> **Work to be completed**
The line containing "fontsize=15, color='#666666', family=['Roboto', 'DejaVu" marks the end: extract everything from the first line of the data through that line, exactly, with no pictures.

> **Information shown**
━━━━━━
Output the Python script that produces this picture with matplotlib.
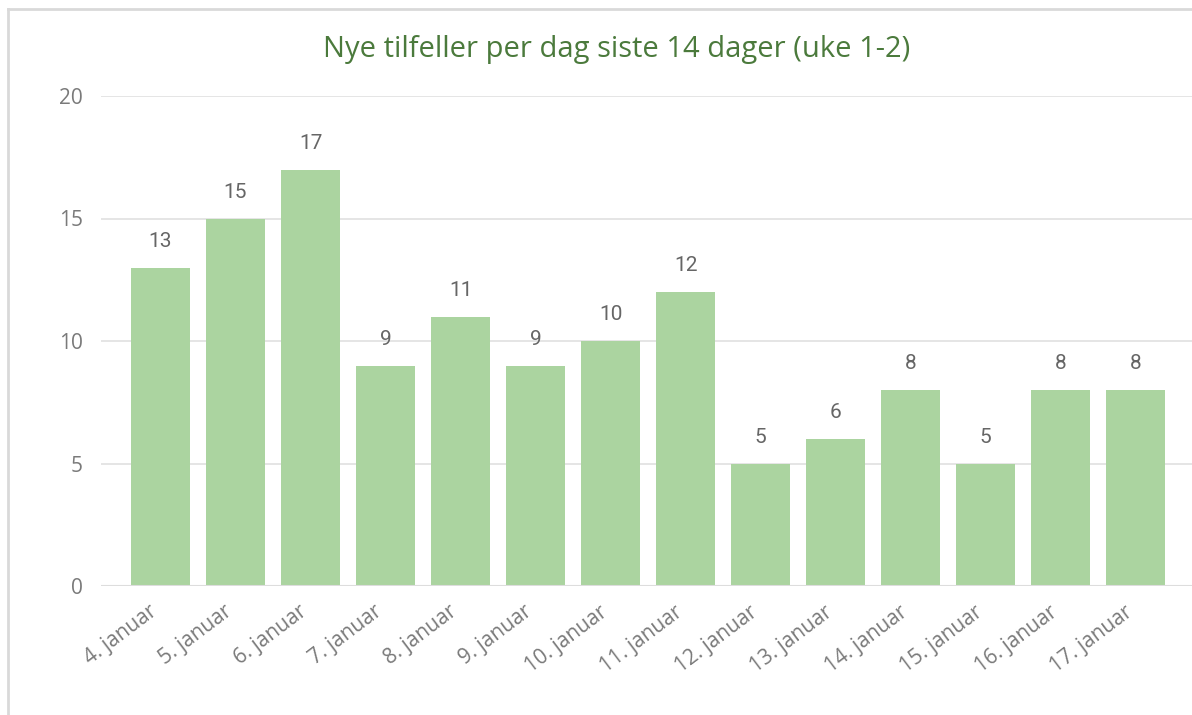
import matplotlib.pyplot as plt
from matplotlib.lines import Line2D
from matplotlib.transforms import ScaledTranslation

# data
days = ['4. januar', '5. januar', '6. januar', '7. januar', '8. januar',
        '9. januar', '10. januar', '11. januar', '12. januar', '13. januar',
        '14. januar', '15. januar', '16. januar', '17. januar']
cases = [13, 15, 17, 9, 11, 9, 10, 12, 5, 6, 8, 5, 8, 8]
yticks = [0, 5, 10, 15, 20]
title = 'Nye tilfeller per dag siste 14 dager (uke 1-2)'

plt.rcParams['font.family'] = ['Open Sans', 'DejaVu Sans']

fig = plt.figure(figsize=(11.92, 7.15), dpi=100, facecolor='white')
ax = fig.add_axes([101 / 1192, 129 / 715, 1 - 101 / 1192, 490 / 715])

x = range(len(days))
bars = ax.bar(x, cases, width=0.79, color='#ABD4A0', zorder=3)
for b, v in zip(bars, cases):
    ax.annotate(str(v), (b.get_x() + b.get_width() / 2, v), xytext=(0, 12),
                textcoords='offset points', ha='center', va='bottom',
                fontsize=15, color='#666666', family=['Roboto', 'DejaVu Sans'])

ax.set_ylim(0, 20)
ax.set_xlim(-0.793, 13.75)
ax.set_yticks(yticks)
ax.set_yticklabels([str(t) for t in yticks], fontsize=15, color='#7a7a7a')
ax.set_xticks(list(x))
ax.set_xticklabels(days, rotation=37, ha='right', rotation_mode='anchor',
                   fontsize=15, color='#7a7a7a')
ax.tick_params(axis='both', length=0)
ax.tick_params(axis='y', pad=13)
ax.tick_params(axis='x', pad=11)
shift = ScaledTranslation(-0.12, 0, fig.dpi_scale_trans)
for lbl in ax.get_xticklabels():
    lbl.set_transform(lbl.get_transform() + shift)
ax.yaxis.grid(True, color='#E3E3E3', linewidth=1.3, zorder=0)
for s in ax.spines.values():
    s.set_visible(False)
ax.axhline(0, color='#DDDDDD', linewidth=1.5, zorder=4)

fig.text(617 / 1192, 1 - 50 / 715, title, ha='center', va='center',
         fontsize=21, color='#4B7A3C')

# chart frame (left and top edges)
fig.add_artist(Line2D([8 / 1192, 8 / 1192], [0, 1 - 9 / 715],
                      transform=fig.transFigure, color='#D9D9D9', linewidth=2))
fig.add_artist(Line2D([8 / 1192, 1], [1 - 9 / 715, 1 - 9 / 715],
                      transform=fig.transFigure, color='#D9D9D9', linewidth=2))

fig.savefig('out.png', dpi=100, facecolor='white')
━━━━━━
> **The output**
Output the Python script that produces this picture with matplotlib.
import matplotlib.pyplot as plt
from matplotlib.lines import Line2D
from matplotlib.transforms import ScaledTranslation

# data
days = ['4. januar', '5. januar', '6. januar', '7. januar', '8. januar',
        '9. januar', '10. januar', '11. januar', '12. januar', '13. januar',
        '14. januar', '15. januar', '16. januar', '17. januar']
cases = [13, 15, 17, 9, 11, 9, 10, 12, 5, 6, 8, 5, 8, 8]
yticks = [0, 5, 10, 15, 20]
title = 'Nye tilfeller per dag siste 14 dager (uke 1-2)'

plt.rcParams['font.family'] = ['Open Sans', 'DejaVu Sans']

fig = plt.figure(figsize=(11.92, 7.15), dpi=100, facecolor='white')
ax = fig.add_axes([101 / 1192, 129 / 715, 1 - 101 / 1192, 490 / 715])

x = range(len(days))
bars = ax.bar(x, cases, width=0.79, color='#ABD4A0', zorder=3)
for b, v in zip(bars, cases):
    ax.annotate(str(v), (b.get_x() + b.get_width() / 2, v), xytext=(0, 12),
                textcoords='offset points', ha='center', va='bottom',
                fontsize=15, color='#666666', family=['Roboto', 'DejaVu Sans'])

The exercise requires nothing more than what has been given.